Trying to guess the Court’s mind based on their questions and commentary at this point really is a fool’s errand. Doug puts it best:
As I noted during the Obamacare cases, trying to draw conclusions about what a Court might do from oral argument is often a mistake. Sometimes, Justices ask questions for the purpose of testing some portion of the legal theories behind the case. Sometimes, indeed quite often I’d suggest from my own experiences, they are playing “devil’s advocate,” asking a question that they don’t necessarily agree with in order to elicit from counsel an idea of just how far their legal theory could be stretched.
So why don’t we just wait to find out what the ruling is, to avoid having another DEWEY DEFEATS TRUMAN moment, like happened when the Obamacare ruling was announced?

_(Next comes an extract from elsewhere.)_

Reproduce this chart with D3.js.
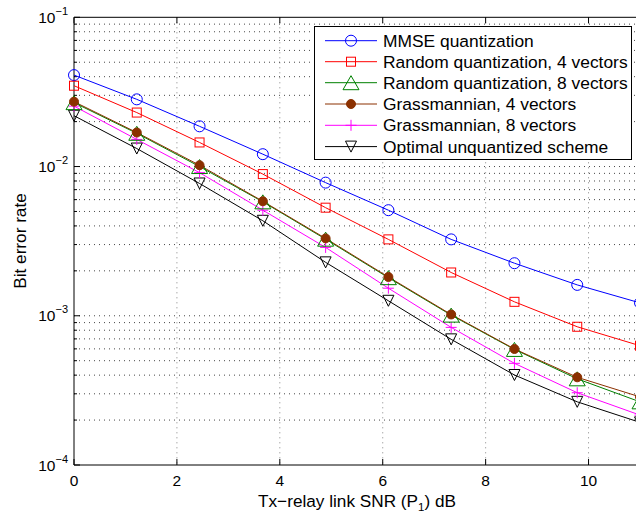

All that said, I think the strongest SSM proponents need to lower their expectations. There is a very real possibility that only Prop 8 will be left in the dust when all this is over. Don’t forget, this happens in two out of four times because the petitioners are ruled to lack standing, or because the justices can’t make up their minds. There is also the slighter possibility that Prop 8 stands. Anything could happen, but I think supporters need to be ready for some disappointment.
Honestly, if Prop 8 gets knocked down but the other bans don’t, I don’t think it’s the end of the world. If that happens, especially if the Ninth Circuit decision is left standing, it will send a pretty strong message to other areas of the country, and will probably lead to some interesting jurisprudence in other cases. The path to legalization will be a longer road, but with popular sentiment quickly turning in favor of SSM, the clock is ticking.
Wrapping it up, I can’t wait for tomorrow, when the guessing games will happen again for United States vs. Windsor! (/sarc) That case will decide whether section 3 of the Defense of Marriage Act is unconstitutional.
Addition: From the oral arguments from Tuesday, a quote from defense attorney Ted Olson:
You could have said in the Loving case, what — you can’t get married, but you can have an interracial union.
Boom! Pack it up, everyone. I think the case was made right there.